- **Your instructions**:
Give the lines of the material verbatim, from the first line to the line with "from bokeh.resources import INLINE", including both.

- **Dataset extract**:
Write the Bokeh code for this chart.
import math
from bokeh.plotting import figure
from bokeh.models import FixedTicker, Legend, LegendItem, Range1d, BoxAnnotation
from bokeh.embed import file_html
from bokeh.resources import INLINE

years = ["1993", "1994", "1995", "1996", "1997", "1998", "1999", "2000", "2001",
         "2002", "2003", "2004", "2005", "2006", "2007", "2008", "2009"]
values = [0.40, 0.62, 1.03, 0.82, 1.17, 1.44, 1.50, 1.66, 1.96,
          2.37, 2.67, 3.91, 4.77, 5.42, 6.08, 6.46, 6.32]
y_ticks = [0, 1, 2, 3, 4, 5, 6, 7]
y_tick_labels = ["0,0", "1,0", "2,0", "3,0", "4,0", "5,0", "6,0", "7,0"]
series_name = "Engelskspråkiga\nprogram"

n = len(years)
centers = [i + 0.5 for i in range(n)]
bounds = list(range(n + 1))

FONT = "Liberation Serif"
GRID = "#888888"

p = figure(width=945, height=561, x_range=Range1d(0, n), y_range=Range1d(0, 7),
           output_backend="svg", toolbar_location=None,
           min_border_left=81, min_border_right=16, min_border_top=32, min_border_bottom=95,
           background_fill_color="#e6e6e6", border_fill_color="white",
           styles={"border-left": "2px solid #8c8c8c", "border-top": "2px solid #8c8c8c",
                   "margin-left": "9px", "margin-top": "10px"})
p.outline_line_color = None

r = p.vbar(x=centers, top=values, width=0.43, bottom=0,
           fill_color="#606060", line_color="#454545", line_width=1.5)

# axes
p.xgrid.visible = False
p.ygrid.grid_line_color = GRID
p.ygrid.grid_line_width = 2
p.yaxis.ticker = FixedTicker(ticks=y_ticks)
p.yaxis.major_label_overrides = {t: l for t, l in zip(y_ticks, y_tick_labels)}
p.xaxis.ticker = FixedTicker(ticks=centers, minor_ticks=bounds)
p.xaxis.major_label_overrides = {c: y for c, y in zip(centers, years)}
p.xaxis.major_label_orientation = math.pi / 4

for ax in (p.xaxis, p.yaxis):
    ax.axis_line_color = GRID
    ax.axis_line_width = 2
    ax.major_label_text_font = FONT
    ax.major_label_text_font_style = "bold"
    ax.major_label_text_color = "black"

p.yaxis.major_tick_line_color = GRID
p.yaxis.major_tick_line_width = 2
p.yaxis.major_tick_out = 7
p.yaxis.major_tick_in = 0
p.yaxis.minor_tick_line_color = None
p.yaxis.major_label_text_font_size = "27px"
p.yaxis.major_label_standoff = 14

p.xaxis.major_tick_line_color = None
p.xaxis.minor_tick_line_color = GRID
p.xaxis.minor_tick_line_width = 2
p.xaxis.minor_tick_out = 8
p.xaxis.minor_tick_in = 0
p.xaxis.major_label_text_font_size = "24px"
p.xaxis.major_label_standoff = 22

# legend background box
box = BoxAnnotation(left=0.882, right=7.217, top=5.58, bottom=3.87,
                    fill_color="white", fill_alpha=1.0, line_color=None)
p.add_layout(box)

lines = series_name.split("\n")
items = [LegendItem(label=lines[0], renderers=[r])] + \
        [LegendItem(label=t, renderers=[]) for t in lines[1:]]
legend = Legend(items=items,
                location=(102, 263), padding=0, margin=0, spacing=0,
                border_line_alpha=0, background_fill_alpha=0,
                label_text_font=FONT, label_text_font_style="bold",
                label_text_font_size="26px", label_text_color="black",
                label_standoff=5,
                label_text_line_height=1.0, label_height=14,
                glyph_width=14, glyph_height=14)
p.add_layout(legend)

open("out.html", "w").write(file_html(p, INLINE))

- **Right answer**:
Write the Bokeh code for this chart.
import math
from bokeh.plotting import figure
from bokeh.models import FixedTicker, Legend, LegendItem, Range1d, BoxAnnotation
from bokeh.embed import file_html
from bokeh.resources import INLINE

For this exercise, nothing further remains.